- [Problem statement]: Please return nothing but the lines between the line holding "Recreate this image" and the line holding "plt.rcParams['font.family'] = ['Lato', 'DejaVu", both ends included, without the pictures.

- [Supplied data]:
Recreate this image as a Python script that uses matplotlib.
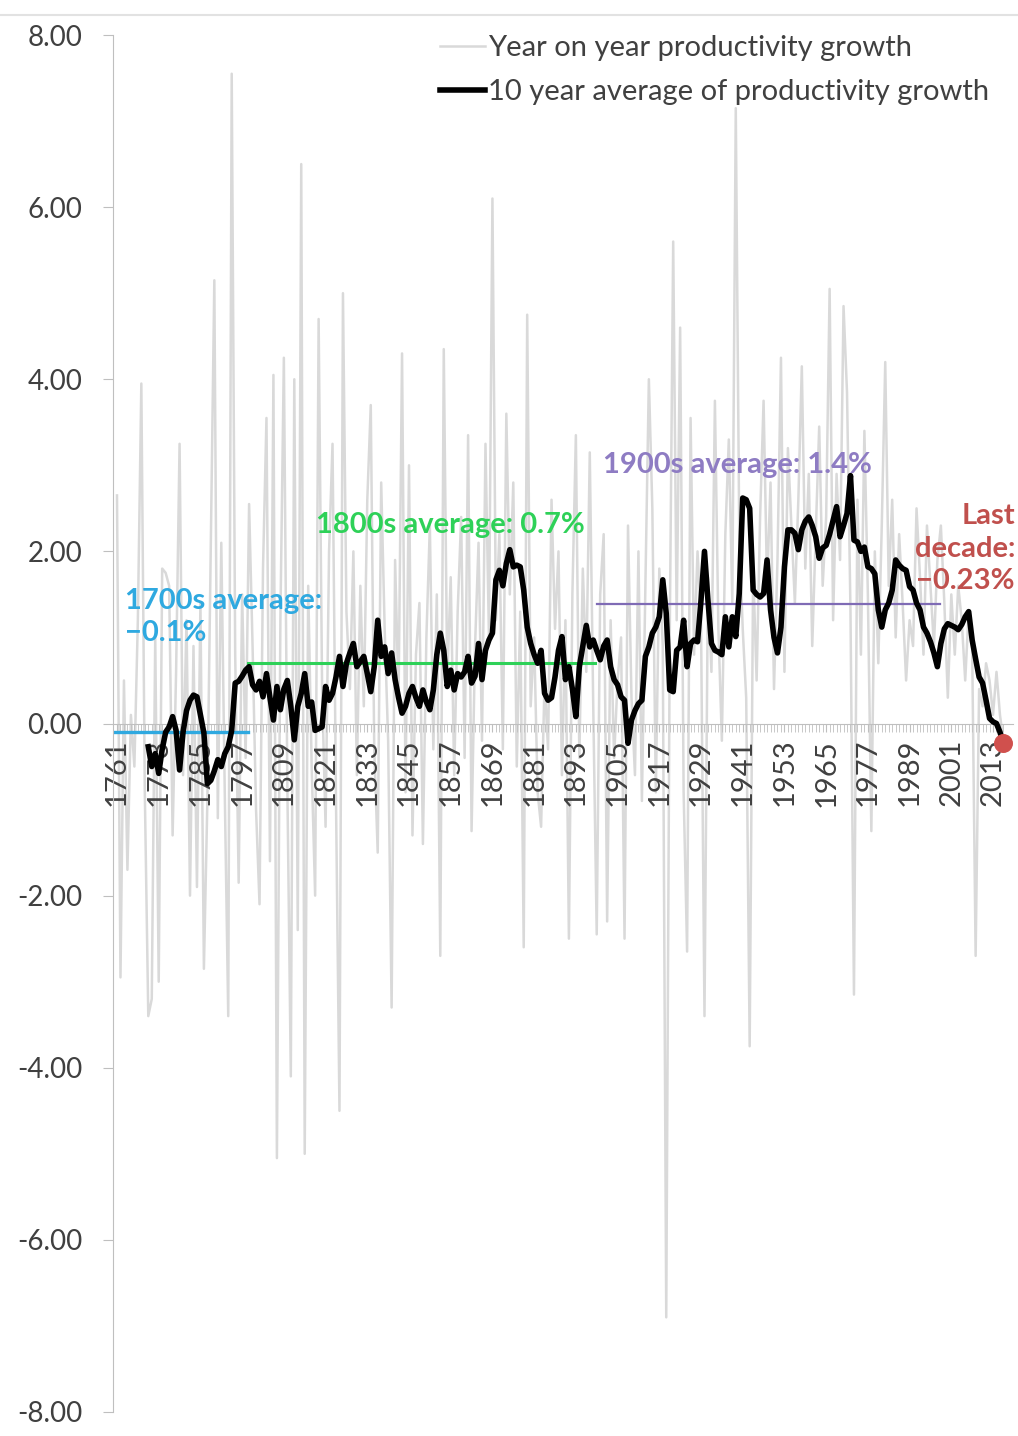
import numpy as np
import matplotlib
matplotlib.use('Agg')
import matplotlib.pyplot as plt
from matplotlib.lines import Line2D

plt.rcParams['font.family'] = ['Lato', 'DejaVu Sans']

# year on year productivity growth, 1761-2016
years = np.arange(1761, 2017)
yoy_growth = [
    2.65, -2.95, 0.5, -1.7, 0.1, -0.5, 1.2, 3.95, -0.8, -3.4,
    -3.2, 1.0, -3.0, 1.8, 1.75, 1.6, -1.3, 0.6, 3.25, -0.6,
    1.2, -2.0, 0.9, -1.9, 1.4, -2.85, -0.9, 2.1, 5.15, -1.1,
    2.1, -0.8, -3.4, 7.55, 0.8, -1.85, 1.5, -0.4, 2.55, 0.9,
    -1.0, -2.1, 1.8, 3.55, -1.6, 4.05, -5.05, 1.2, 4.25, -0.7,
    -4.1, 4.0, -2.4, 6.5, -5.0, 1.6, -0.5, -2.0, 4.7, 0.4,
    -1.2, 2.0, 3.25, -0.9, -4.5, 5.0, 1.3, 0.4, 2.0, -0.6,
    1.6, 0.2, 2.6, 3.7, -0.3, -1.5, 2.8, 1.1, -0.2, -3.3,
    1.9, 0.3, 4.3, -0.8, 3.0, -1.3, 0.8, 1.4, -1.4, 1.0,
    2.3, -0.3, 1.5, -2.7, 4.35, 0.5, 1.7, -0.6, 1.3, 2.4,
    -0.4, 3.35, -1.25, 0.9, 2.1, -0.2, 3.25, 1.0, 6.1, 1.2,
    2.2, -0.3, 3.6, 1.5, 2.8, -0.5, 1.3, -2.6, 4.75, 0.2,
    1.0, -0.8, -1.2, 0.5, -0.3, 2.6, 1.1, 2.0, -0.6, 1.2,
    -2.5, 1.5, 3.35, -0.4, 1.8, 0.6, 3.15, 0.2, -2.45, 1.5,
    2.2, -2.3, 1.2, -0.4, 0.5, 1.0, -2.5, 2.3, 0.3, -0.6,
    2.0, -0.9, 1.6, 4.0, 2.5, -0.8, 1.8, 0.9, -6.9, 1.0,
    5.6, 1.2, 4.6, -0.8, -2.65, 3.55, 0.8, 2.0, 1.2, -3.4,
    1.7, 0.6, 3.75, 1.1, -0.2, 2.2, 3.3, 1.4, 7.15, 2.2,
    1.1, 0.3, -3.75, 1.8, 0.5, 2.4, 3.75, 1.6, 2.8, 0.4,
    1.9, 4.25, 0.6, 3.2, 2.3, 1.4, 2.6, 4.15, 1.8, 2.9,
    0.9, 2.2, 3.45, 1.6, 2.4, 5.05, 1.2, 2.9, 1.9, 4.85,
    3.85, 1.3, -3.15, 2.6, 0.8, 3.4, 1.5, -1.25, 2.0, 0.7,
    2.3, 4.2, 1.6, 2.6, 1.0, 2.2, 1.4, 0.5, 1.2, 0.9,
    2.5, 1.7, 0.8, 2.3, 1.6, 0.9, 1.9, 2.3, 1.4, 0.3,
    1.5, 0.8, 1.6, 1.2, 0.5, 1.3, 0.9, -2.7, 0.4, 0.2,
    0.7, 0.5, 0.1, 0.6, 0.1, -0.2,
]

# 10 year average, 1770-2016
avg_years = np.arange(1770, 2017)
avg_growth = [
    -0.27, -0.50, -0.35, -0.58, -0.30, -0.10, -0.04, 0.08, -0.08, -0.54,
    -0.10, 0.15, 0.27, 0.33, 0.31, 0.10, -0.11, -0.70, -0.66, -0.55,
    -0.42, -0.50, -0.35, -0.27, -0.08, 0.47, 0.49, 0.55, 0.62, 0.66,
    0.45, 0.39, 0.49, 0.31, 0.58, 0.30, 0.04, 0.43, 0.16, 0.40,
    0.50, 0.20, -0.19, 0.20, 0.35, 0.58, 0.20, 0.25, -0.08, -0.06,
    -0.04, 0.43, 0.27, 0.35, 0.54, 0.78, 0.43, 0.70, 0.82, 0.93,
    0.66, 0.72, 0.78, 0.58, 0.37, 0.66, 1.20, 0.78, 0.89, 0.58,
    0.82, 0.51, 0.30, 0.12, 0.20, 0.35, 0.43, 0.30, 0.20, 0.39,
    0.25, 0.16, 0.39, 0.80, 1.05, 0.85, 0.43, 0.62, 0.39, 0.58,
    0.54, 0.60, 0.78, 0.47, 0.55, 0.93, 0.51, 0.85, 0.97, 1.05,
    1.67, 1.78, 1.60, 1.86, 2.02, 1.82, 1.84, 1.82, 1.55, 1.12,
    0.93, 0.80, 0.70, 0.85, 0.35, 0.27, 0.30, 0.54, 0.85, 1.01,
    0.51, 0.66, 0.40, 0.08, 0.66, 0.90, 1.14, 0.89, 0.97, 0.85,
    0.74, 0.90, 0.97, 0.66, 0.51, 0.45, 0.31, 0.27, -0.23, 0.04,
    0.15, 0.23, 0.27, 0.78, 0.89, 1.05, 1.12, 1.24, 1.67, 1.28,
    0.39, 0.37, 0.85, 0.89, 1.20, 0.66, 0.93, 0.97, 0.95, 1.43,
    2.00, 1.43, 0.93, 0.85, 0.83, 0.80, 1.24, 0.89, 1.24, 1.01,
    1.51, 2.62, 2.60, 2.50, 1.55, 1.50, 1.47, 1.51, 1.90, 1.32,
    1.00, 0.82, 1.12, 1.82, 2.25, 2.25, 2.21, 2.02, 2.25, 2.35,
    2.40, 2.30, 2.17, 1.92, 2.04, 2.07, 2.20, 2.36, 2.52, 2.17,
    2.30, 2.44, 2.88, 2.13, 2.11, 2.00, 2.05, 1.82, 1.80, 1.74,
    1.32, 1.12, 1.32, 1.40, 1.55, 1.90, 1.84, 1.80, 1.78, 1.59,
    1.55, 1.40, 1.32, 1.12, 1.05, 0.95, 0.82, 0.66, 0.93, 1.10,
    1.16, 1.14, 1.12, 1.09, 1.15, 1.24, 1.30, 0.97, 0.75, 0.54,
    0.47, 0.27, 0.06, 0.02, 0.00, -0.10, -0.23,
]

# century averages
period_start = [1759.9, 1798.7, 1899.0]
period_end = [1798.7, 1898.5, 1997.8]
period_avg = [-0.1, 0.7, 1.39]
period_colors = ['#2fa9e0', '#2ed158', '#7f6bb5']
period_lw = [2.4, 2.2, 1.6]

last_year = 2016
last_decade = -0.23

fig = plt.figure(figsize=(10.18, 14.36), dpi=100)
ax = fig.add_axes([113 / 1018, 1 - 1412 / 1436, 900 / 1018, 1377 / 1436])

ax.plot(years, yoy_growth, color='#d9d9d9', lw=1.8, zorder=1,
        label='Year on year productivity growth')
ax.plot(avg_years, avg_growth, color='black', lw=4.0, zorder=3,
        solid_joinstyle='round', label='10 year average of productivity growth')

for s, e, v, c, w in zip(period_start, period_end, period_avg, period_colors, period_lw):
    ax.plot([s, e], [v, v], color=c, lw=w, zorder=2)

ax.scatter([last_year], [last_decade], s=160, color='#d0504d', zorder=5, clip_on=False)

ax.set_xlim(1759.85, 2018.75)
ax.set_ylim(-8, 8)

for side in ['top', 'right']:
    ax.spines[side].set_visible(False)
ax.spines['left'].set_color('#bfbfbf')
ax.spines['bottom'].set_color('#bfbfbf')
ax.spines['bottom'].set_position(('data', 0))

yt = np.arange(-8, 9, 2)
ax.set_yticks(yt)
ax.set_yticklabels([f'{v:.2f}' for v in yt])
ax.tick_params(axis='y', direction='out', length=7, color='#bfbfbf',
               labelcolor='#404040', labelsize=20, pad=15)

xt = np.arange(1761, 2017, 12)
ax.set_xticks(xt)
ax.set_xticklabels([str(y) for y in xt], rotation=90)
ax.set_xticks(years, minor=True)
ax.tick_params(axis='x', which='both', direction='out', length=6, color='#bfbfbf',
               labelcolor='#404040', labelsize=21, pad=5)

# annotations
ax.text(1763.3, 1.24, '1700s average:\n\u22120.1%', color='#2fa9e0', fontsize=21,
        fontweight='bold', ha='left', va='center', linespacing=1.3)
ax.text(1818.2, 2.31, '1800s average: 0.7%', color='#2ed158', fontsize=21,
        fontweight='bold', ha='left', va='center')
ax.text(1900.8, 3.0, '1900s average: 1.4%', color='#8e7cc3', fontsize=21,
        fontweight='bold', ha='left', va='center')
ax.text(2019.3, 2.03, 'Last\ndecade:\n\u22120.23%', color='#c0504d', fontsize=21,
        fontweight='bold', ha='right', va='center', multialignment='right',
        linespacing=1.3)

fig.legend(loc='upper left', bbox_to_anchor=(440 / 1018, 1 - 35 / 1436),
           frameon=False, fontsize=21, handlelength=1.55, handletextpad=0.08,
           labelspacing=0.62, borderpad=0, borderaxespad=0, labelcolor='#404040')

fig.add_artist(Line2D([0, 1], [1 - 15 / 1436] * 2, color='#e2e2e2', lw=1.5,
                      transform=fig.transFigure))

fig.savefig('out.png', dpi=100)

* * *

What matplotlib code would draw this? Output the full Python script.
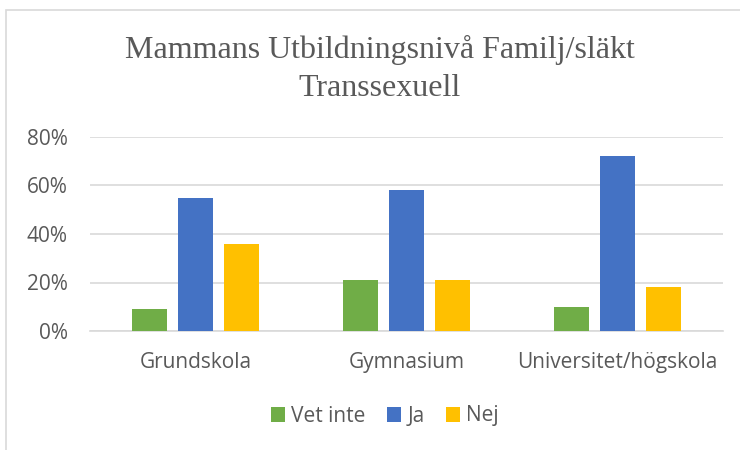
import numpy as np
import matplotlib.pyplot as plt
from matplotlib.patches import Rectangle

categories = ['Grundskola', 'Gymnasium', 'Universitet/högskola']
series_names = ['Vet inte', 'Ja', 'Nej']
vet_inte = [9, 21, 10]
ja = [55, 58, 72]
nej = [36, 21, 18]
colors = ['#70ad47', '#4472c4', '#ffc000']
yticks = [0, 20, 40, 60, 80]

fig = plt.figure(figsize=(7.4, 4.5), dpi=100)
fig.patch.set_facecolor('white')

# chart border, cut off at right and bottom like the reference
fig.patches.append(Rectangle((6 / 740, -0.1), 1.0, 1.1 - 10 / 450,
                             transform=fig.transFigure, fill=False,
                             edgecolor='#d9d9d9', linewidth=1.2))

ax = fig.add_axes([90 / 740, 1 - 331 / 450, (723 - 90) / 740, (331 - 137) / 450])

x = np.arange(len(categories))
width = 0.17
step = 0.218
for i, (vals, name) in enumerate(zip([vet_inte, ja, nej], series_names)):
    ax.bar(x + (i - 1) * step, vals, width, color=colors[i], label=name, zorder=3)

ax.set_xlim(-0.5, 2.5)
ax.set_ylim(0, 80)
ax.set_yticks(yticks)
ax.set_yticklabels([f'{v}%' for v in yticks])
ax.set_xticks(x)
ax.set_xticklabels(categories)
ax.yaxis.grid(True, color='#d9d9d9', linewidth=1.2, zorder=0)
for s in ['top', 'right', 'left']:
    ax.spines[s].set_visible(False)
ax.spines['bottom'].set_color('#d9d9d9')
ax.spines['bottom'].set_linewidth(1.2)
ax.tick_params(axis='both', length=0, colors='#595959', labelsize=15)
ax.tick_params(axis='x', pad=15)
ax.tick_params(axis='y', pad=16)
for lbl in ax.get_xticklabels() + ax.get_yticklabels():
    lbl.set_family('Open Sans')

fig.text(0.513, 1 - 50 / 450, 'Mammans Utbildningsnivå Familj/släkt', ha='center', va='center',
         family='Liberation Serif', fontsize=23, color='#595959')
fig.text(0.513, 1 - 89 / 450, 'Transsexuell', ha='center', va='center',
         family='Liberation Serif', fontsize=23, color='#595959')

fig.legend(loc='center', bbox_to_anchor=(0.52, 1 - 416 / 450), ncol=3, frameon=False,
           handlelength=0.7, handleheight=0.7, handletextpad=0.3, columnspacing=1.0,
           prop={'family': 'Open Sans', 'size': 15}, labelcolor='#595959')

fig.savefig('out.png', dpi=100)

- [Response to this exercise]:
Recreate this image as a Python script that uses matplotlib.
import numpy as np
import matplotlib
matplotlib.use('Agg')
import matplotlib.pyplot as plt
from matplotlib.lines import Line2D

plt.rcParams['font.family'] = ['Lato', 'DejaVu Sans']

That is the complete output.